Chaney once ushered him out of his office when he wanted to know how the Temple coach could have missed out on a prized recruit from Arizona. And in the run-up to Villanova's surprise national title in 1985, Mr. Newman penned a revealing profile of Massimino, the Wildcats coach whose relationship with the media and fellow coaches was not always as warm and fuzzy as his public persona.
In detailing what he saw as Massimino's split personality, Mr. Newman wrote that while players adored him, other coaches frequently found him to be "overbearing" and "disingenuous".
Along the way, the energetic and always fit writer taught journalism for decades at Temple, lectured at and operated camps for basketball referees and owned a stake in several harness horses.
"I would've enjoyed being a student in his class," Temple basketball coach Fran Dunphy wrote in an email.
Harness racing was a particularly beloved pastime, and in his later years he could often be found at the off-track-betting facility in Concordville, not far from his home in Glen Mills.
But basketball was his true passion. In fact, the night before he died, he and his wife had gone to see "The Mighty Macs," a movie created by a former Penn player Mr. Newman had once covered, Tim Chambers.
He not only played and covered basketball, he refereed it. In his later years, he was the referee evaluator for the Pennsylvania State Athletic Conference.
A close confidante of virtually every Big 5 coach, from Harry Litwack to Phil Martelli, Mr. Newman often encountered the breed at Shields' Tavern, the now-defunct Drexel Hill bar that was a gathering place for Philadelphia's basketball elite.
One of Mr. Newman's favorite basketball stories involved his brief stint as an NBA official in the 1960s. At one preseason game, the rookie ref encountered the legendary Wilt Chamberlain.
"On one possession, he called Wilt for a three-second violation, and being a rookie ref, he was expecting Wilt to go off on him," recalled Rabito. "Not a peep from Wilt. Next time they were running downcourt, Wilt ran up next to him, leaned in and said, 'That's OK. You'll get the next one right.' "
Born in Philadelphia, Mr. Newman worked at the Cleveland Plain-Dealer and Baltimore Evening Sun before joining The Inquirer in 1968. One night in 2000, 11 years after he'd stopped writing and become a high school editor, he collapsed in the newsroom. His heart stopped beating, and he had to be revived by colleagues.

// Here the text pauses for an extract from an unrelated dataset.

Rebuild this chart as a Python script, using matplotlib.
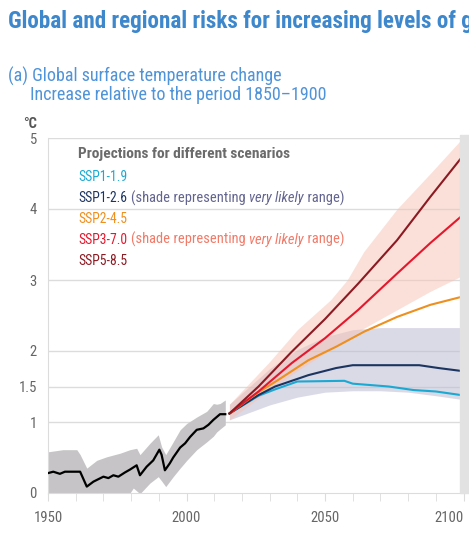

Writing of himself in the third person in a 2005 draft of a proposed memoir that occupied him late in life, Mr. Newman said this of his near-death experience:
"In 2000 he died. . . . He stood up at his desk in the Inquirer at the usual 7 p.m. departure time and remembered nothing until awakening at the nearest hospital, a victim of a sudden and - in this case - usually fatal heart attack. His survival was only because of the availability of a defibrillator installed in the office maybe two weeks earlier and the quick action of two people only recently trained on its use."
The experience might have mellowed Mr. Newman. Opinionated and caustic, for years following a divorce from his first wife he was estranged from his oldest son, Scott, now the head of strategy for Bloomberg News' content syndication division. But in the last year, according to Scott, the father had reconciled with the son.
"Call it the biggest comeback since Lazarus," said Scott Newman, 48. "He wouldn't talk to me for 20 years. But something went off. He came to my daughter's high school graduation, always asked about how she was doing. We went to Phil Jasner's funeral together. We talked four or five times a week, with him mentioning just how proud he was of what I've achieved. . . . I pass this story on simply because I want people to know there's hope for everyone. I give my Dad the utmost respect and credit. He changed before he climbed into the box. Most don't."
He is survived by his wife, Nancy; daughter Allyson; sons Scott and Brett; step-daughters Michelle and Karen, and eight grandchildren. His first wife, Arlene Hoffman, died in 2007. A viewing is scheduled for Monday starting at 10:30 a.m. at Kish Funeral Home, 1998 Sproul Road, Broomall. Pa. A service is scheduled to follow at 12:30 p.m.